The ERP should remain the financial system of record for commitments, liabilities, payments, and ledger impact. Vertical SaaS tools can manage specialized operational workflows, but master data, approval logic, and reporting definitions must stay aligned. Otherwise, organizations create a fragmented architecture where operational activity is visible in one system and financial truth resides in another.
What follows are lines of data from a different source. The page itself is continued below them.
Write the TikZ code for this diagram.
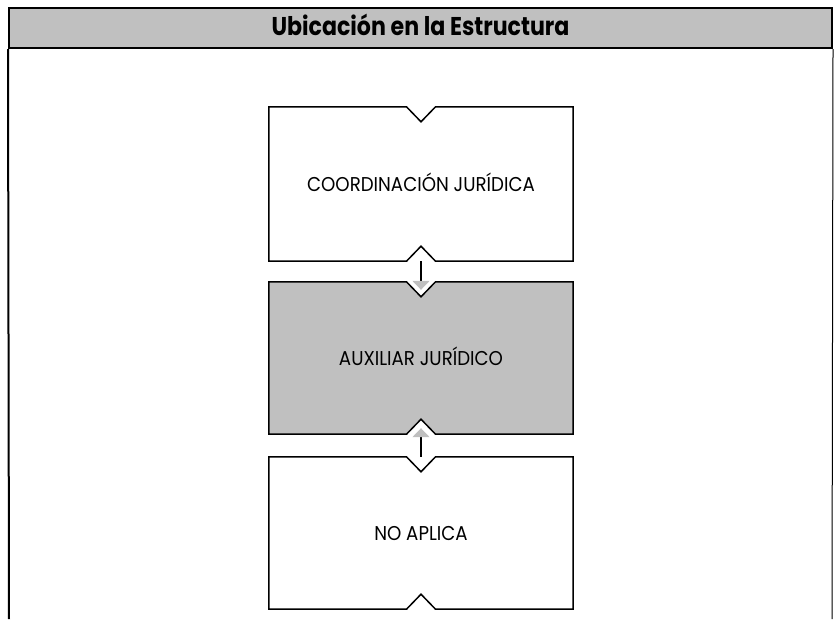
\documentclass[tikz,border=0pt]{standalone}
\usepackage{fontspec}
\setmainfont{Poppins}
\newfontfamily\boxfont[FakeStretch=0.91]{Poppins}
\newfontfamily\titlefont[FakeStretch=0.86]{Poppins}
\usetikzlibrary{arrows.meta}
\definecolor{silver}{HTML}{C0C0C0}
\newcommand\notchpath[1]{(#1.north west) -- ([xshift=-14.5pt]#1.north) -- ([yshift=-15pt]#1.north) -- ([xshift=14.5pt]#1.north) -- (#1.north east) -- (#1.south east) -- ([xshift=14.5pt]#1.south) -- ([yshift=15pt]#1.south) -- ([xshift=-14.5pt]#1.south) -- (#1.south west) -- cycle}
\tikzset{
  framestyle/.style={line width=2pt, draw=black},
  posbox/.style={minimum width=304pt, minimum height=#1, inner sep=0pt},
  boxtext/.style={anchor=base, inner sep=0pt, font=\boxfont\fontsize{20}{24}\selectfont},
  outline/.style={line width=1.5pt, line join=miter},
  conn/.style={line width=1.5pt, -{Triangle[length=9pt,width=17pt,color=black!25]}}
}
\begin{document}
\begin{tikzpicture}[x=1pt,y=-1pt]
\useasboundingbox (0,0) rectangle (834,619);
\node[framestyle, fill=silver, minimum width=823pt, minimum height=40pt, inner sep=0pt] (head) at (420.5,28) {};
\node[anchor=base, inner sep=0pt, font=\titlefont\fontsize{25.7}{30}\selectfont\bfseries] (title) at (420.5,35) {Ubicación en la Estructura};
\coordinate (bl) at (9,619);
\coordinate (br) at (832,619);
\draw[framestyle] (head.south west) -- (bl);
\draw[line width=1pt] (head.south east) -- (br);

\node[posbox=154pt] (b1) at (421,184) {};
\node[posbox=152pt] (b2) at (421,358) {};
\node[posbox=152pt] (b3) at (421,533) {};
\draw[outline] \notchpath{b1};
\draw[outline, fill=silver] \notchpath{b2};
\draw[outline] \notchpath{b3};
\node[boxtext] (t1) at (421,191) {COORDINACIÓN JURÍDICA};
\node[boxtext] (t2) at (421,365) {AUXILIAR JURÍDICO};
\node[boxtext] (t3) at (421,540) {NO APLICA};

\draw[conn] (b1.south) -- ([yshift=-8pt]b2.north);
\draw[conn] (b3.north) -- ([yshift=6pt]b2.south);
\end{tikzpicture}
\end{document}
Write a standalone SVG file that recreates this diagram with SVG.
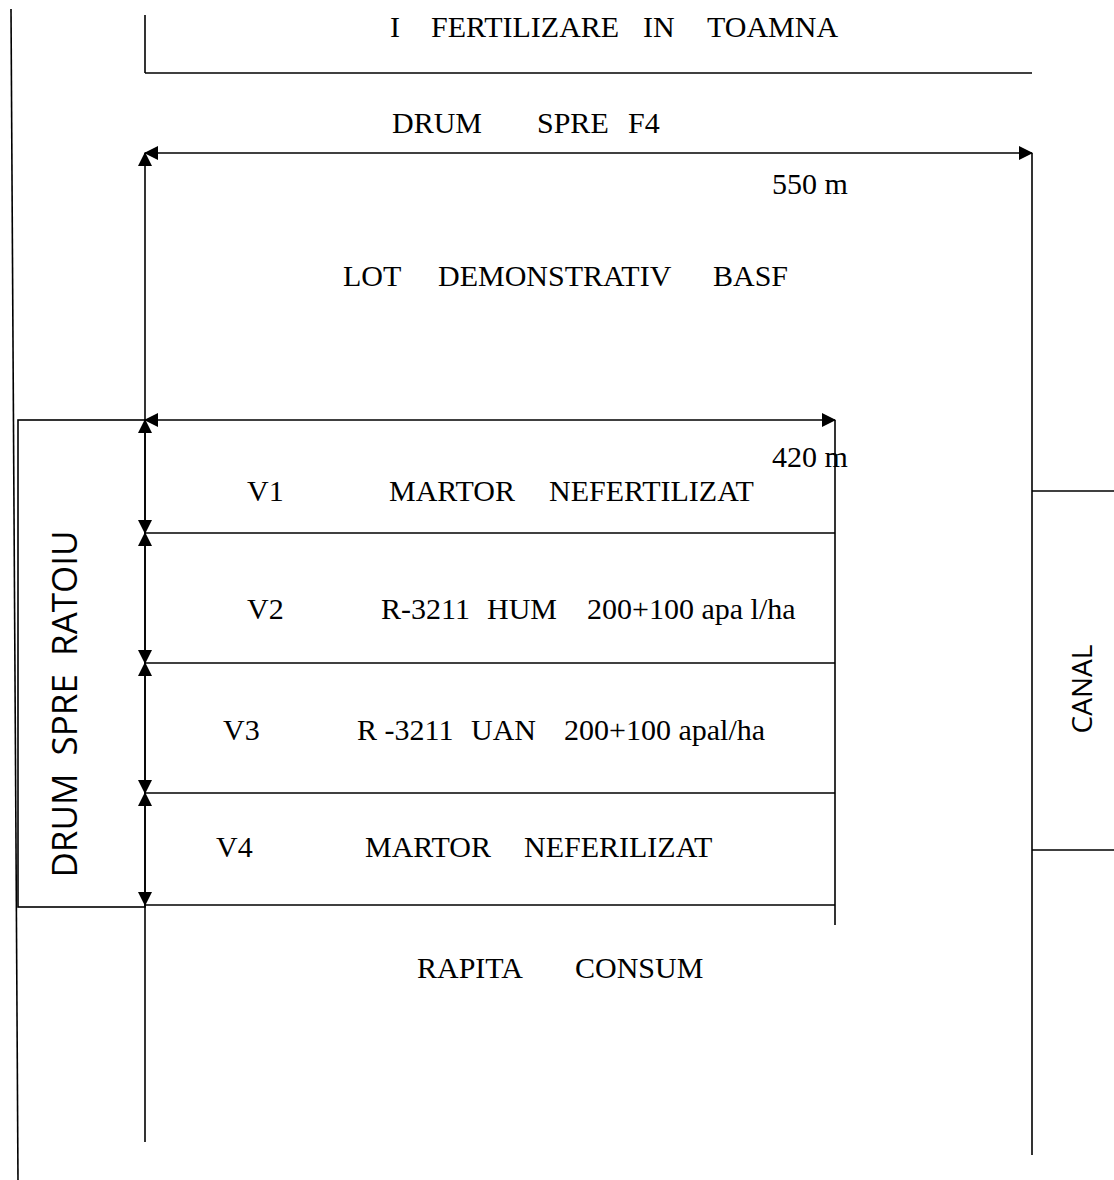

- Use cloud ERP for standardized approval, posting, and reporting foundations
- Use vertical SaaS where industry workflows require deeper operational functionality
- Define integration ownership for supplier, item, contract, and project master data
- Preserve a single reporting model for commitments, accruals, and actuals
- Limit customizations that make upgrades and control testing harder
Implementation challenges and executive guidance
Finance ERP workflow redesign is as much an operating model project as a technology project. The main implementation challenge is not software configuration. It is aligning finance, procurement, operations, IT, and business unit leaders around standard process definitions, data ownership, approval policy, and exception handling.
Organizations often underestimate the effort required to clean supplier masters, rationalize approval hierarchies, standardize chart of accounts usage, and define receiving discipline. They also overlook the need for role-based training that explains not only how to complete a transaction, but why each workflow step matters for controls, reporting, and cash management.
A phased rollout is usually more effective than a broad deployment. Start with a limited set of high-volume workflows such as indirect purchasing, PO-based invoicing, and supplier onboarding. Stabilize those processes, measure exception rates, and then expand into service procurement, capital expenditure workflows, inventory-linked purchasing, and advanced analytics.
Executive priorities for a successful rollout
- Define enterprise workflow standards before configuring the ERP
- Assign clear ownership for supplier data, approval policy, and exception resolution
- Measure baseline cycle times, match rates, and close effort before implementation
- Design reporting around decisions executives actually need to make
- Treat change management as a control and adoption program, not just training
- Use pilot phases to validate tolerances, approval logic, and local operating constraints
- Review whether shared services, regional finance teams, or site teams should own each workflow step
Building operational intelligence from finance ERP data
Operational intelligence emerges when finance ERP workflows produce consistent, timely, and connected data. That means executives can see committed spend before invoices arrive, controllers can identify accrual risk before close, procurement can monitor supplier performance in the same context as payment behavior, and operations leaders can understand how purchasing decisions affect budgets, inventory, and service delivery.
The most useful reporting model combines transactional visibility with management-level indicators. Teams need drill-down access from budget variance to requisition, from invoice exception to missing receipt, and from supplier spend to contract compliance. Without that traceability, dashboards remain descriptive rather than actionable.
For enterprise decision makers, the objective is straightforward: create a finance ERP workflow model where accounting and procurement reinforce each other. When workflow design is standardized, governed, and integrated with operational data, the ERP becomes a system for process optimization and control, not just a repository for posted transactions.